The Nautical Almanac
Roger has used the Fibonacci numbers as the pattern for the first fifteen selector buttons on the Lotus Jukebox. The Fibonacci generating pattern is for the previous two numbers to be added together to get the next number - so, for example, when you add 1 + 1, you get 2; when you add 1 + 2, you get 3, etc. The Fibonacci process seems to describe how space is 'filled' - and this concept will be added to, soon.
So to get the sixteenth Fibonacci number, you add the fourteenth (377) to the fifteenth (610) and you get 987 for the sixteenth. And that will suggest that September 1987 is the eclipse/equinox date. Roger commemorates this with another shortcut - ZBS-Lotus-610. So you can tell he was right chuffed with himself.
You will have to decipher the Roman numeral equivalent to 1987, and you will need to find out which day the equinox actually is - 22 or 23? (the September equinox can VERY occasionally be the 21st or 24th - but not in our lifetimes) - so you can guess the date, or look it up.

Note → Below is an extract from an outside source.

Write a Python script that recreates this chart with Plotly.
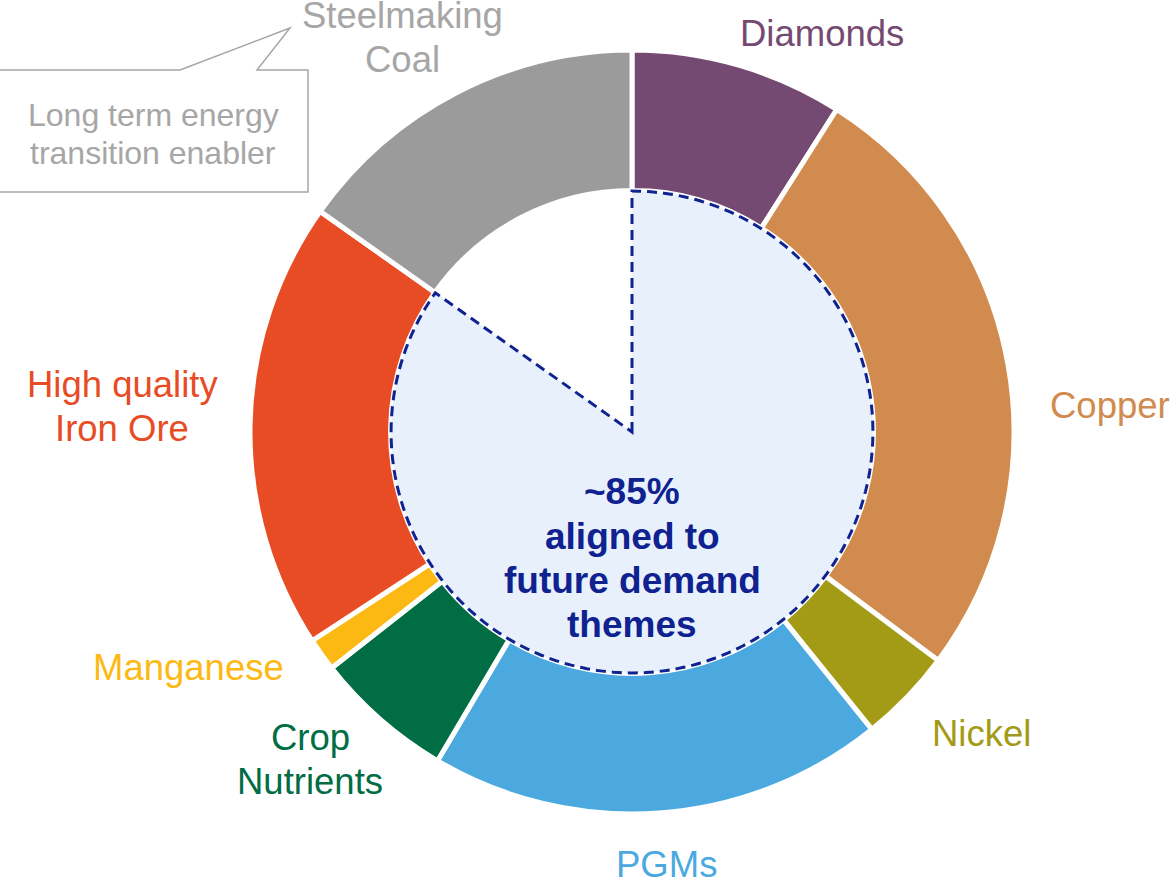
import math
import plotly.graph_objects as go

# ---------------- data ----------------
categories = ["Diamonds", "Copper", "Nickel", "PGMs", "Crop Nutrients",
              "Manganese", "High quality Iron Ore", "Steelmaking Coal"]
shares = [9.0, 26.2, 4.0, 19.3, 5.9, 1.4, 19.0, 15.2]
slice_colors = ["#754A72", "#D18B4E", "#A39A16", "#4CA9DF", "#006D44",
                "#FDB913", "#E84C25", "#9B9B9B"]
label_colors = ["#754A72", "#D18B4E", "#A39A16", "#4CA9DF", "#006D44",
                "#FDB913", "#E84C25", "#A6A6A6"]
label_lines = [["Diamonds"], ["Copper"], ["Nickel"], ["PGMs"], ["Crop", "Nutrients"],
               ["Manganese"], ["High quality", "Iron Ore"], ["Steelmaking", "Coal"]]
center_lines = ["~85%", "aligned to", "future demand", "themes"]
callout_lines = ["Long term energy", "transition enabler"]

# ---------------- layout constants (pixels) ----------------
W, H = 1175, 883
CX, CY = 632, 432
R_OUT = 382
HOLE = 0.632
R_IN = R_OUT * HOLE - 0.5
FONT = "Liberation Sans, Arial, sans-serif"
NAVY = "#0F2290"

# label anchor positions (center x, first-line center y), pixel coords
label_pos = [(822, 33), (1110, 405), (981, 733), (666, 864), (310, 737),
             (188, 667), (122, 384), (402, 16)]
LINE_H = 44


def px(x):
    return x / W


def py(y):
    return 1 - y / H


fig = go.Figure()
fig.add_trace(go.Pie(
    labels=categories, values=shares, sort=False, direction="clockwise",
    rotation=0, hole=HOLE, textinfo="none", hoverinfo="label+percent",
    marker=dict(colors=slice_colors, line=dict(color="white", width=5)),
    domain=dict(x=[px(CX - R_OUT), px(CX + R_OUT)],
                y=[py(CY + R_OUT), py(CY - R_OUT)]),
    showlegend=False,
))

# central sector covering everything except the coal share
aligned = sum(shares[:-1]) / sum(shares)
end_ang = aligned * 2 * math.pi
pts = [(CX, CY)]
n = 240
for i in range(n + 1):
    a = end_ang * i / n
    pts.append((CX + R_IN * math.sin(a), CY - R_IN * math.cos(a)))
path = "M " + " L ".join(f"{px(x):.5f},{py(y):.5f}" for x, y in pts) + " Z"

shapes = [dict(type="path", path=path, xref="paper", yref="paper",
               fillcolor="#E8F1FB", line=dict(color=NAVY, width=3, dash="10px,6px"),
               layer="above")]

# callout box
cb = [(-3, 70), (180, 70), (290, 28), (257, 70), (308, 70), (308, 192), (-3, 192)]
cpath = "M " + " L ".join(f"{px(x):.5f},{py(y):.5f}" for x, y in cb) + " Z"
shapes.append(dict(type="path", path=cpath, xref="paper", yref="paper",
                   fillcolor="white", line=dict(color="#A6A6A6", width=1.5)))

annotations = []
for lines, (lx, ly), col in zip(label_lines, label_pos, label_colors):
    for k, t in enumerate(lines):
        annotations.append(dict(x=px(lx), y=py(ly + k * LINE_H), xref="paper", yref="paper",
                                text=t, showarrow=False, xanchor="center", yanchor="middle",
                                font=dict(family=FONT, size=36.5, color=col)))

for k, t in enumerate(center_lines):
    annotations.append(dict(x=px(CX), y=py(492 + k * 44), xref="paper", yref="paper",
                            text=f"<b>{t}</b>", showarrow=False, xanchor="center",
                            yanchor="middle",
                            font=dict(family=FONT, size=37, color=NAVY)))

for k, t in enumerate(callout_lines):
    annotations.append(dict(x=px(153), y=py(115 + k * 38), xref="paper", yref="paper",
                            text=t, showarrow=False, xanchor="center", yanchor="middle",
                            font=dict(family=FONT, size=32, color="#A6A6A6")))

fig.update_layout(
    width=W, height=H, margin=dict(l=0, r=0, t=0, b=0),
    paper_bgcolor="white", plot_bgcolor="white",
    shapes=shapes, annotations=annotations,
)

fig.write_html("out.html", config={"displayModeBar": False},
               post_script="document.body.style.margin='0px';")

As a reward for getting this (easy) answer, you get to solve a hard one. Here is the setup, the "I was exactly overhead" reference is to the star "Vega" - AKA Alpha Lyrae.
Which sends us to the Nautical Almanac - a truly wonderful, romantic book. Here is a copy of it that presents how the used ones come. Notice it is beaten up, and lightly sprayed with salt water. These books have been on adventures! Extremely well bound, with the practical orange color so that it can be easily located in a crowded cabin. And so precious and important that two real, no-foolin' big boy pants governments are involved in producing them, and were doing it years in advance of the publishing date.